▶ Objective
From the first line of the data below through the line holding "import seaborn as sns", output each line exactly and leave the pictures out.

▶ Dataset content
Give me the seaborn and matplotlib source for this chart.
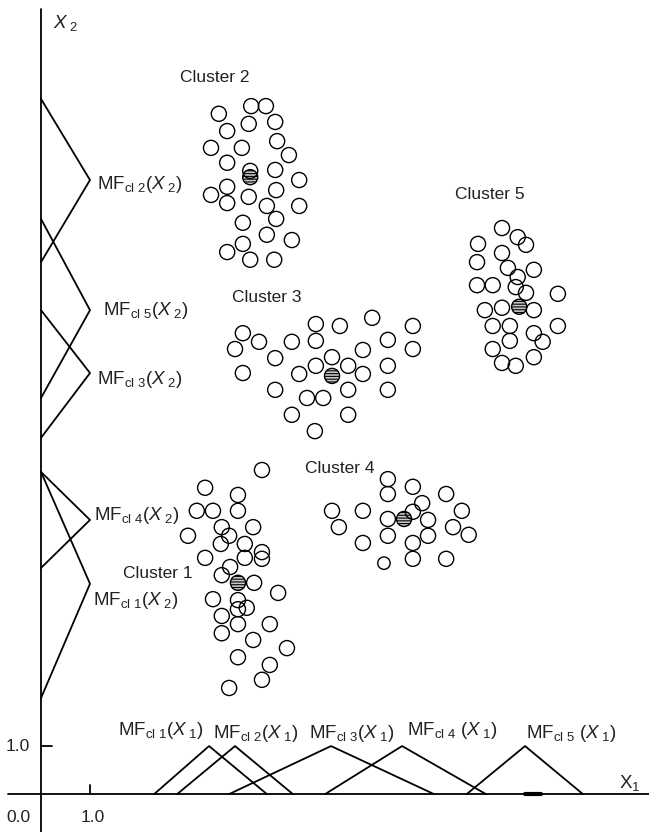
import pandas as pd
import matplotlib
matplotlib.use("Agg")
import matplotlib.pyplot as plt
import seaborn as sns

# -----------------------------
# Cluster members (X1, X2)
# -----------------------------
c1_x = [4.51, 3.35, 4.02, 3.18, 3.51, 4.02, 3.69, 4.33, 3.84, 3.67, 4.16, 4.51, 3.00, 3.35, 4.16, 4.51, 3.86,
        3.69, 4.35, 3.51, 4.02, 4.20, 4.02, 4.84, 3.69, 3.69, 4.02, 4.67, 4.33, 5.02, 4.02, 4.67, 4.51, 3.84]
c1_y = [6.75, 6.38, 6.23, 5.90, 5.90, 5.90, 5.56, 5.56, 5.38, 5.21, 5.21, 5.04, 5.38, 4.92, 4.92, 4.90, 4.73,
        4.56, 4.40, 4.06, 4.04, 3.88, 3.85, 4.19, 3.71, 3.35, 3.54, 3.54, 3.21, 3.04, 2.85, 2.69, 2.38, 2.21]

c2_x = [4.29, 4.59, 3.63, 4.24, 4.78, 3.80, 4.82, 3.47, 4.10, 5.06, 3.80, 4.78, 4.27, 5.27, 3.80, 4.80, 3.47,
        3.80, 4.24, 4.61, 5.27, 4.80, 4.12, 4.61, 5.12, 4.12, 3.80, 4.27, 4.76]
c2_y = [14.33, 14.33, 14.17, 13.96, 14.00, 13.81, 13.60, 13.46, 13.46, 13.31, 13.15, 13.00, 12.98, 12.79, 12.65,
        12.58, 12.48, 12.31, 12.44, 12.25, 12.25, 11.98, 11.90, 11.65, 11.54, 11.46, 11.29, 11.13, 11.13]

c3_x = [6.76, 5.61, 6.10, 7.59, 4.12, 4.45, 5.12, 5.61, 7.08, 3.96, 6.57, 7.59, 4.78, 5.94, 5.61, 6.27, 7.08,
        4.12, 5.27, 6.57, 4.78, 6.27, 7.08, 5.43, 5.76, 5.12, 6.27, 5.59]
c3_y = [9.92, 9.79, 9.75, 9.75, 9.60, 9.42, 9.42, 9.44, 9.46, 9.27, 9.25, 9.27, 9.08, 9.10, 8.92, 8.92, 8.92,
        8.77, 8.75, 8.75, 8.42, 8.42, 8.42, 8.25, 8.25, 7.90, 7.90, 7.56]

c4_x = [7.08, 7.59, 7.08, 8.27, 7.78, 5.94, 6.57, 8.59, 7.59, 7.08, 7.90, 6.08, 8.41, 8.73, 7.90, 7.08, 6.57,
        7.59, 7.59, 8.27]
c4_y = [6.56, 6.40, 6.25, 6.25, 6.06, 5.90, 5.90, 5.90, 5.88, 5.73, 5.71, 5.56, 5.56, 5.40, 5.38, 5.38, 5.23,
        5.23, 4.90, 4.90]
c4_small_x = [7.00]
c4_small_y = [4.81]

c5_x = [9.41, 9.73, 9.90, 8.92, 9.41, 8.90, 9.53, 9.73, 10.06, 8.90, 9.22, 9.69, 9.90, 10.55, 9.06, 9.41, 10.06,
        9.22, 9.57, 10.55, 9.57, 10.06, 10.24, 9.22, 9.41, 9.69, 10.06]
c5_y = [11.79, 11.60, 11.44, 11.46, 11.27, 11.08, 10.96, 10.77, 10.92, 10.60, 10.60, 10.56, 10.44, 10.42, 10.08,
        10.13, 10.08, 9.75, 9.75, 9.75, 9.44, 9.60, 9.42, 9.27, 8.98, 8.92, 9.10]

# cluster centres (hatched), cluster 1..5
centre_x = [4.02, 4.27, 5.94, 7.41, 9.76]
centre_y = [4.40, 12.85, 8.71, 5.73, 10.15]

# -----------------------------
# Triangular membership functions, cluster 1..5
# -----------------------------
mf1_left = [2.31, 2.78, 3.84, 5.80, 8.69]
mf1_peak = [3.43, 3.96, 5.92, 7.37, 9.88]
mf1_right = [4.61, 5.14, 8.02, 9.08, 11.06]

mf2_top = [6.71, 14.48, 10.08, 6.71, 11.98]
mf2_peak = [4.38, 12.79, 8.77, 5.71, 10.08]
mf2_bottom = [2.00, 11.08, 7.42, 4.71, 8.25]

cluster_names = ["Cluster 1", "Cluster 2", "Cluster 3", "Cluster 4", "Cluster 5"]
name_x = [1.67, 2.84, 3.90, 5.39, 8.45]
name_y = [4.60, 14.92, 10.35, 6.79, 12.48]

mf1_labels = [r"MF$_{\rm cl\ 1}$($X_{\ 1}$)", r"MF$_{\rm cl\ 2}$($X_{\ 1}$)", r"MF$_{\rm cl\ 3}$($X_{\ 1}$)",
              r"MF$_{\rm cl\ 4}$ ($X_{\ 1}$)", r"MF$_{\rm cl\ 5}$ ($X_{\ 1}$)"]
mf1_lab_x = [1.57, 3.51, 5.47, 7.47, 9.90]
mf1_lab_y = [1.33, 1.27, 1.27, 1.33, 1.27]

mf2_labels = [r"MF$_{\rm cl\ 1}$($X_{\ 2}$)", r"MF$_{\rm cl\ 2}$($X_{\ 2}$)", r"MF$_{\rm cl\ 3}$($X_{\ 2}$)",
              r"MF$_{\rm cl\ 4}$($X_{\ 2}$)", r"MF$_{\rm cl\ 5}$($X_{\ 2}$)"]
mf2_lab_x = [1.06, 1.14, 1.14, 1.08, 1.27]
mf2_lab_y = [4.04, 12.69, 8.63, 5.81, 10.08]

sns.set_theme(style="white")
plt.rcParams["font.family"] = ["Liberation Sans", "DejaVu Sans"]
plt.rcParams["mathtext.fontset"] = "custom"
plt.rcParams["mathtext.rm"] = "Liberation Sans"
plt.rcParams["mathtext.it"] = "Liberation Sans:italic"
plt.rcParams["hatch.linewidth"] = 0.8

fig = plt.figure(figsize=(6.49, 8.32), dpi=100)
ax = fig.add_axes([0, 0, 1, 1])
ax.set_xlim(-0.837, 12.41)
ax.set_ylim(-0.79, 16.54)
ax.set_axis_off()

# axes of the diagram
ax.plot([0, 0], [-0.79, 16.35], color="black", lw=1.3)
ax.plot([-0.67, 12.41], [0, 0], color="black", lw=1.3)
ax.plot([1.0, 1.0], [0, 0.19], color="black", lw=1.3)
ax.plot([0, 0.22], [1.0, 1.0], color="black", lw=1.3)
ax.plot([9.88, 10.20], [0, 0], color="black", lw=3)

# membership functions
rows = []
for i in range(5):
    rows += [dict(mf=i, x=mf1_left[i], mu=0.0), dict(mf=i, x=mf1_peak[i], mu=1.0),
             dict(mf=i, x=mf1_right[i], mu=0.0)]
mf1 = pd.DataFrame(rows)
sns.lineplot(data=mf1, x="x", y="mu", units="mf", estimator=None, sort=False,
             color="black", lw=1.3, ax=ax)

rows = []
for i in range(5):
    rows += [dict(mf=i, x2=mf2_top[i], mu=0.0), dict(mf=i, x2=mf2_peak[i], mu=1.0),
             dict(mf=i, x2=mf2_bottom[i], mu=0.0)]
mf2 = pd.DataFrame(rows)
sns.lineplot(data=mf2, x="mu", y="x2", units="mf", estimator=None, sort=False,
             orient="y", color="black", lw=1.3, ax=ax)

# cluster centres
ax.scatter(centre_x, centre_y, s=118, facecolor="#c8c8c8", edgecolor="black",
           linewidth=1.0, hatch="------", zorder=3)

# cluster members
pts = pd.DataFrame({
    "x1": c1_x + c2_x + c3_x + c4_x + c5_x,
    "x2": c1_y + c2_y + c3_y + c4_y + c5_y,
})
sns.scatterplot(data=pts, x="x1", y="x2", s=118, facecolor="none", edgecolor="black",
                linewidth=1.0, ax=ax, zorder=4)
sns.scatterplot(x=c4_small_x, y=c4_small_y, s=80, facecolor="none", edgecolor="black",
                linewidth=1.0, ax=ax, zorder=4)

# texts
for name, x, y in zip(cluster_names, name_x, name_y):
    ax.text(x, y, name, fontsize=12.5, ha="left", va="center", color="#222222")
for lab, x, y in zip(mf1_labels, mf1_lab_x, mf1_lab_y):
    ax.text(x, y, lab, fontsize=13.5, ha="left", va="center", color="#222222")
for lab, x, y in zip(mf2_labels, mf2_lab_x, mf2_lab_y):
    ax.text(x, y, lab, fontsize=13.5, ha="left", va="center", color="#222222")

ax.text(-0.47, 1.0, "1.0", fontsize=12.5, ha="center", va="center", color="#222222")
ax.text(-0.47, -0.48, "0.0", fontsize=12.5, ha="center", va="center", color="#222222")
ax.text(1.06, -0.48, "1.0", fontsize=12.5, ha="center", va="center", color="#222222")
ax.text(12.02, 0.23, r"X$_{\rm 1}$", fontsize=13.5, ha="center", va="center", color="#222222")
ax.text(0.51, 16.06, r"$X_{\ 2}$", fontsize=13.5, ha="center", va="center", color="#222222")

plt.savefig("out.png", dpi=100)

▶ Solution to the exercise
Give me the seaborn and matplotlib source for this chart.
import pandas as pd
import matplotlib
matplotlib.use("Agg")
import matplotlib.pyplot as plt
import seaborn as sns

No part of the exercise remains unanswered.